1. NASA’s Apollo 11 mission control room in Houston has been restored to its 1969 condition and regular tours
will be conducted by the Johnson Space Center.

2. NASA ‘Science Live’ will have a special edition on July 23 on board the aircraft carrier that recovered the Apollo 11 capsule.

3. A summer moon festival and family street fair will be held in Wapakoneta, Ohio, from July 17-20.

4. Downtown Houston’s Discovery green will host a free public screening of the ‘Apollo 11’ documentary, with an appearance by NASA astronaut Steve Bowen.

5. Amateur radio operators will host a series of events on July 20-21.

6. The US Space and Rocket Center is staging a special ‘Rockets on Parade’ exhibition.


The Apollo 11 mission prompted discussions across the Middle East over the reality of what people saw on their TV screens. Some Saudi scholars found it hard to believe their eyes.

“I watched it, and I clearly remember each and every detail of the coverage,” Hayat Al-Bokhari, 68, a retired school principal in Jeddah, said.

“My father, Abdul, was 56 at the time. He said the landing was faked. He couldn’t believe or accept that a human could go to the moon.”

Khaled Almasud, 70, a retired university lecturer, was a student in the US state of Oregon at the time of the mission. “Americans were stunned and over the moon, happy with their national achievement. But many Saudis like me were either in denial or insisting on more proof.”

Since the beginning of the 1960s, King Faisal had been rapidly transforming Saudi Arabia, inviting foreign-trained experts to help build a modern country with world-class infrastructure.

Billie Tanner, now 90, lived in the Kingdom for many years with her husband, Larry, and their two children, Laurie and Scott, aged six and four. The family had just arrived in Saudi Arabia and headed to the Aramco compound in Ras Tanura in the Eastern Province.

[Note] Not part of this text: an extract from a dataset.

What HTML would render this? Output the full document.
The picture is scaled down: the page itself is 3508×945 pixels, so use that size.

A screengrab of video of the first lunar landing beamed toward Earth and shown on television worldwide. 

“We were going through a culture shock,” she told Arab News. “I wasn’t thinking of the moon landing, but we heard about it on the news from Dhahran.

“My kids tried to see the astronauts on the moon with their binoculars and said they could see them walking around.”

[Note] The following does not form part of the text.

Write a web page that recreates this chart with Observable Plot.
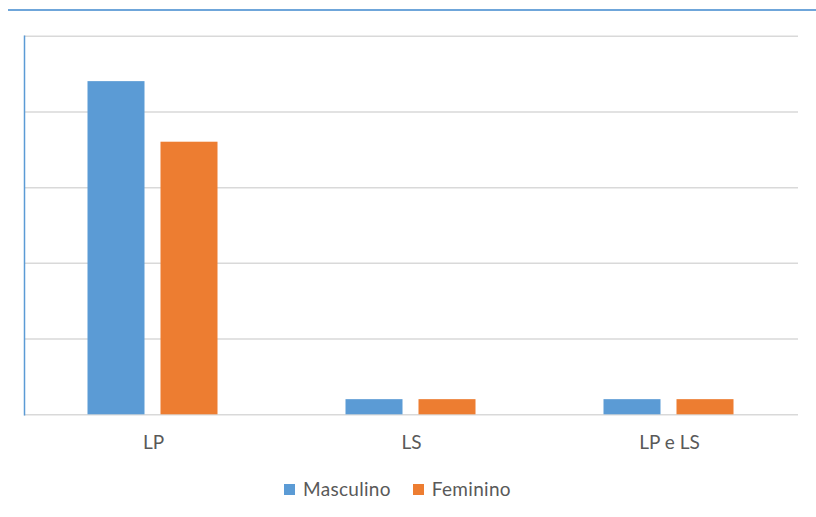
<!DOCTYPE html>
<html>
<head>
<meta charset="utf-8">
<script src="https://cdn.jsdelivr.net/npm/d3@7"></script>
<script src="https://cdn.jsdelivr.net/npm/@observablehq/plot@0.6"></script>
<style>
  html, body { margin: 0; padding: 0; background: #fff; }
  #page { position: relative; width: 816px; height: 517px; overflow: hidden; font-family: Lato, "Open Sans", sans-serif; }
  #topline { position: absolute; left: 8px; top: 9px; width: 808px; height: 2px; background: #6fa6da; }
  #chart { position: absolute; left: 0; top: 0; }
  #legend { position: absolute; left: 284px; top: 478px; display: flex; align-items: center; font-size: 19px; letter-spacing: 0.3px; color: #595959; line-height: 22px; }
  .item { display: flex; align-items: center; margin-right: 22px; }
  .sw { width: 11px; height: 11px; margin-right: 8px; }
</style>
</head>
<body>
<div id="page">
  <div id="topline"></div>
  <div id="chart"></div>
  <div id="legend"></div>
</div>
<script>
// Categories, series and their counts
const categories = ["LP", "LS", "LP e LS"];
const series = ["Masculino", "Feminino"];
const masculino = [22, 1, 1];
const feminino = [18, 1, 1];
const colors = ["#5b9bd5", "#ed7d31"];
const yTicks = [5, 10, 15, 20, 25];

const data = categories.flatMap((c, i) => [
  {categoria: c, sexo: series[0], valor: masculino[i]},
  {categoria: c, sexo: series[1], valor: feminino[i]}
]);

const chart = Plot.plot({
  width: 816,
  height: 460,
  marginLeft: 23.5,
  marginRight: 18.3,
  marginTop: 35.7,
  marginBottom: 45.7,
  style: {fontFamily: "Lato, 'Open Sans', sans-serif", fontSize: "19px", color: "#595959", background: "transparent"},
  fx: {domain: categories, padding: 0, label: null, tickSize: 0, tickPadding: 21},
  x: {domain: series, paddingInner: 0.213, paddingOuter: 0.856, axis: null},
  y: {domain: [0, 25], axis: null},
  color: {domain: series, range: colors},
  marks: [
    Plot.ruleY(yTicks, {stroke: "#d9d9d9", strokeWidth: 1.5}),
    Plot.ruleY([0], {stroke: "#d9d9d9", strokeWidth: 1.5}),
    Plot.barY(data, {fx: "categoria", x: "sexo", y: "valor", fill: "sexo"}),
    Plot.frame({anchor: "left", facetAnchor: "left", stroke: "#5b9bd5", strokeWidth: 1.5})
  ]
});
document.getElementById("chart").appendChild(chart);

// Legend built from the series and colours
const legend = document.getElementById("legend");
series.forEach((s, i) => {
  const item = document.createElement("div");
  item.className = "item";
  const sw = document.createElement("span");
  sw.className = "sw";
  sw.style.background = colors[i];
  const label = document.createElement("span");
  label.textContent = s;
  item.appendChild(sw);
  item.appendChild(label);
  legend.appendChild(item);
});
</script>
</body>
</html>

The Apollo 11 spaceflight has become a milestone in the annals of human history and science. Since 1969 space exploration has greatly expanded man’s knowledge of the universe, far beyond Earth’s limits.

The captivating live coverage of the moon landing inspired millions of people around the world, profoundly influencing their thinking and attitudes.

The people of Saudi Arabia were no exception.